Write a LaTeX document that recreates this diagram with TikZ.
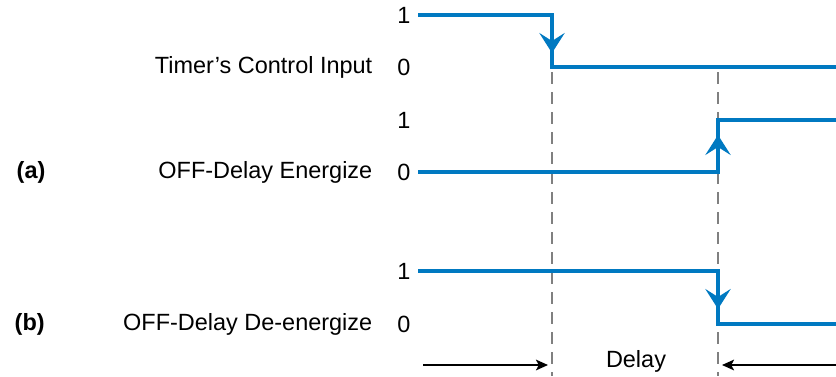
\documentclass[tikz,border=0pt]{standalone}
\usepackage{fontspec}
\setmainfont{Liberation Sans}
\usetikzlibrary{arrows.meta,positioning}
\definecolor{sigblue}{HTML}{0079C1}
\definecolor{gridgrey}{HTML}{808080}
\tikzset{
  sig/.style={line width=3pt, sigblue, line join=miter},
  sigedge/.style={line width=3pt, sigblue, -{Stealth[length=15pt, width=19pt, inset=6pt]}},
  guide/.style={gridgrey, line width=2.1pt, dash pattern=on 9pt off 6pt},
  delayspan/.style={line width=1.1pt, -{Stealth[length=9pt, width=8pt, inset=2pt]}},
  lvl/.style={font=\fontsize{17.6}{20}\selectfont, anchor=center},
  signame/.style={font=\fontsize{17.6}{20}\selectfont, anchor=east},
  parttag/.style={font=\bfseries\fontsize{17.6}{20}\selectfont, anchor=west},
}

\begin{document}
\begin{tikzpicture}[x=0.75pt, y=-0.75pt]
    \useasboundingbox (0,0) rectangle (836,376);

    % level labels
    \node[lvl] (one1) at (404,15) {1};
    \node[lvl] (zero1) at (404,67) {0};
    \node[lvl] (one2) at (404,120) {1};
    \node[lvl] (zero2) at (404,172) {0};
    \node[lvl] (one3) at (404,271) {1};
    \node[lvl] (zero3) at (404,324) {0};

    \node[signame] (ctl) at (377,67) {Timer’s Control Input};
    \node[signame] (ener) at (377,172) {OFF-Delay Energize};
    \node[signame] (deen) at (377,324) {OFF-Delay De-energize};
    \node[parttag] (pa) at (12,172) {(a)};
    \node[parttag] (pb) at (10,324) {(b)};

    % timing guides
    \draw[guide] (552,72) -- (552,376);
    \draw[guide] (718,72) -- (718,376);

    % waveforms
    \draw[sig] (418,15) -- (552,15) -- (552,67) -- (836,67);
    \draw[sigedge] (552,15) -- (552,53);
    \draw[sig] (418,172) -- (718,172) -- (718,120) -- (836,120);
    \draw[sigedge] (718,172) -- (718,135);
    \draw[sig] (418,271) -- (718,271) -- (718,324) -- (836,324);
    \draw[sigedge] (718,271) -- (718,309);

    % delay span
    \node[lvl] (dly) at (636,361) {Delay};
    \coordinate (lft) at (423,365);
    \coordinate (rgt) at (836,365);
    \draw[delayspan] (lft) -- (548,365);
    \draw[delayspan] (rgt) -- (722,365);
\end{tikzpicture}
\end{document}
● ● ● ● ●
GOAL OF THE EXERCISE:
Give back exactly the lines from the first line of the data through the line with "(0,0) rectangle (836,376);", pictures excluded.

FULL RESPONSE:
Write a LaTeX document that recreates this diagram with TikZ.
\documentclass[tikz,border=0pt]{standalone}
\usepackage{fontspec}
\setmainfont{Liberation Sans}
\usetikzlibrary{arrows.meta,positioning}
\definecolor{sigblue}{HTML}{0079C1}
\definecolor{gridgrey}{HTML}{808080}
\tikzset{
  sig/.style={line width=3pt, sigblue, line join=miter},
  sigedge/.style={line width=3pt, sigblue, -{Stealth[length=15pt, width=19pt, inset=6pt]}},
  guide/.style={gridgrey, line width=2.1pt, dash pattern=on 9pt off 6pt},
  delayspan/.style={line width=1.1pt, -{Stealth[length=9pt, width=8pt, inset=2pt]}},
  lvl/.style={font=\fontsize{17.6}{20}\selectfont, anchor=center},
  signame/.style={font=\fontsize{17.6}{20}\selectfont, anchor=east},
  parttag/.style={font=\bfseries\fontsize{17.6}{20}\selectfont, anchor=west},
}

\begin{document}
\begin{tikzpicture}[x=0.75pt, y=-0.75pt]
    \useasboundingbox (0,0) rectangle (836,376);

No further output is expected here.